If the essence of your art is to poke fun at pomposity then there could scarcely be a more inviting target.
"A teacup waiting for a storm to happen," is how one observer once described the sport. And there is something wonderfully recondite about those periodic squalls that blow through golf. In a more sensibly constructed universe, it would be a matter of no consequence whatsoever that a grown man should pluck a dead leaf out of a scraping of sand before hitting a little white ball with a stick but, in golf, that simple action provokes much furrowing of brows, much stroking of chins and much high-camp hysteria all round.
Which is all very funny when you watch from the sidelines, but take to the fairways and you quickly discover what all this pedantry is for. In golf, rules is rules for the very good reason that life is actually simpler that way, and pity help a player who should try to bend them.
A player like Simon Dyson, for instance. A few days ago, playing in the BMW Shanghai Masters at Lake Malaren, Dyson blew his chances of victory - and, potentially, his good name - when he appeared to tap his ball down on a spot between his marker and the cup. Whether he was flattening a spike mark or a passing aphid is not exactly clear, but it was a matter beyond all doubt whatsoever that he had contravened rule 16-1a, which forbids a player from touching the line of a putt.

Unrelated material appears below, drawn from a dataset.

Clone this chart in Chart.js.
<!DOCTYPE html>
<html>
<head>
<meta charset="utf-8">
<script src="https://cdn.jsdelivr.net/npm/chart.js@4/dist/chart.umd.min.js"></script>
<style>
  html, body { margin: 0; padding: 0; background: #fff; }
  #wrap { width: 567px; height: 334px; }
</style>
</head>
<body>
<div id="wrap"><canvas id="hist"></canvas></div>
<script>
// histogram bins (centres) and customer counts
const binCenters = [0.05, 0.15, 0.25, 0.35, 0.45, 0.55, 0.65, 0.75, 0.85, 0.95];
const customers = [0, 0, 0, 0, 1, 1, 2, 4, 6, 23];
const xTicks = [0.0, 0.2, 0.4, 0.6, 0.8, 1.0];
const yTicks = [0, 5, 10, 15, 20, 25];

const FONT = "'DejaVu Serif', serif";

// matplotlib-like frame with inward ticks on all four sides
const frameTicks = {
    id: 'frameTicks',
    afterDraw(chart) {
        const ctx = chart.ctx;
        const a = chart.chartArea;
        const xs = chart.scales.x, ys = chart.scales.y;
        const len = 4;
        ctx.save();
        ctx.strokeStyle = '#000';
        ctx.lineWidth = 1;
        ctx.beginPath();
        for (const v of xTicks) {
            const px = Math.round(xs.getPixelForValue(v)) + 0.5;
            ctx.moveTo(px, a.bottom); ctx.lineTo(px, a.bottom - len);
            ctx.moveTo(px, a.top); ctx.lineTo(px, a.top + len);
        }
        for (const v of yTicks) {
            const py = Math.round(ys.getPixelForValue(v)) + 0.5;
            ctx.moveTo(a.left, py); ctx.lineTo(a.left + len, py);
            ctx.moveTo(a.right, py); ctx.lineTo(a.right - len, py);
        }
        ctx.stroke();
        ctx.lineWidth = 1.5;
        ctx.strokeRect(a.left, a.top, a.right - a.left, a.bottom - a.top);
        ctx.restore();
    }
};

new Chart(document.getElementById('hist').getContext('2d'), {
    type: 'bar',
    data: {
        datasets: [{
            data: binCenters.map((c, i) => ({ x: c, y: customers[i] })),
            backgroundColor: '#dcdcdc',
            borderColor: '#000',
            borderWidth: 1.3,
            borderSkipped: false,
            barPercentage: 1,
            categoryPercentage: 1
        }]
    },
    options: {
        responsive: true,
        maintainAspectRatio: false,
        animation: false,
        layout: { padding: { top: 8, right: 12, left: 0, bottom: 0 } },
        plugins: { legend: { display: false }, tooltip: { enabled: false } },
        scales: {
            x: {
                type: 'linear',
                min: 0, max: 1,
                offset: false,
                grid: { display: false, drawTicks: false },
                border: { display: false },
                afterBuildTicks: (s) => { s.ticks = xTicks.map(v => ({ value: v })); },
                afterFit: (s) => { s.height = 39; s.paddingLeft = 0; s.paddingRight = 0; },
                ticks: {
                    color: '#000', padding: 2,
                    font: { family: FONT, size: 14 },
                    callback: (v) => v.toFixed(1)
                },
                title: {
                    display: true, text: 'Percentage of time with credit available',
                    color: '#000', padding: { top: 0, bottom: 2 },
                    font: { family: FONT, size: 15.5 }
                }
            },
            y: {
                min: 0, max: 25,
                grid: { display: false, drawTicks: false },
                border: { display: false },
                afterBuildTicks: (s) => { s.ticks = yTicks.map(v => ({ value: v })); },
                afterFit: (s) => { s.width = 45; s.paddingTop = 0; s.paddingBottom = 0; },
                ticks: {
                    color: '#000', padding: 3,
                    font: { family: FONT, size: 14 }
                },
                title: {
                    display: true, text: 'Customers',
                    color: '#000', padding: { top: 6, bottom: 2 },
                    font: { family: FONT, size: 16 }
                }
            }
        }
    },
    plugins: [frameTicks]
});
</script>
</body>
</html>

The incident was spotted by one of those eagle-eyed armchair umpires who appear to revel in such infractions. The call went in to the European Tour headquarters at Wentworth, the message was relayed to the on-course referee John Paramor, the footage was reviewed and Dyson was disqualified (on the even more arcane basis that he had signed for a wrong score because he had failed to penalise himself).
Now, being a bit of an eagle-eyed armchair umpire myself, I've watched the video a number of times since. Dyson's offence is obvious, but what is not so clear is his intent. The Englishman is known as a fidgety player, and his action is more easily interpreted as a nervous twitch than a genuinely sinister attempt to gain unfair advantage. But, as I say, rules is rules, and, in this case, a rule was broken. Expensively, too, as a good result in China would have got Dyson into the Tour's lucrative season-ending finale in Dubai next month.
Punishment enough? You'd think so. But no sooner had the distraught Dyson boarded his flight back home than a whispering campaign began in his wake. According to reports, "four members" of the Tour's players' committee were "outraged" by the incident. There is talk now of a misconduct charge, a hefty fine and even a suspension. Apparently, he is in "for a shower of locker-room abuse" at his next tournament.
Well how about a shower of contempt for those players who are the anonymous sources of this story as well? Their outrage would be easier to swallow if even one of them had had the guts to remove the cloak of anonymity and put his name to their criticisms of Dyson. If you're going to call a man a cheat then you should have the courage to do so to his face, not by way of a whispering campaign and unattributable briefings.
For the life of me, I can't see that Dyson's action could be proved beyond reasonable doubt to be intentional cheating, which is surely the test that has to be satisfied. Whatever the findings of the internal review the European Tour has now established, though, the whiff of suspicion will linger long and damagingly around his name. Maybe his accusers would prefer him to own up to his guilt. But then maybe they should set an example by owning up to their own identities first.
AND ANOTHER THING
There are times when the R&A would struggle to see sense if the word was written in 20ft high letters on a billboard halfway down the first fairway at St Andrews. But credit to them this time, for drawing a line under the farce that has been International Final Qualifying for the Open Championship.
The IFQ route, introduced in 2004, involved 36-hole qualifying events in Australasia, Asia, Africa, the United States and Europe. Inevitably, players who felt they were out of the running after 18 holes withdrew in huge numbers; 29 pulled out of the event at Sunningdale this year. The new system will use 14 existing professional tournaments, adding prestige and excitement in the process.
The even better news is that the Aberdeen Asset Management Scottish Open, the final event before next year's Open at Hoylake, will be one of them.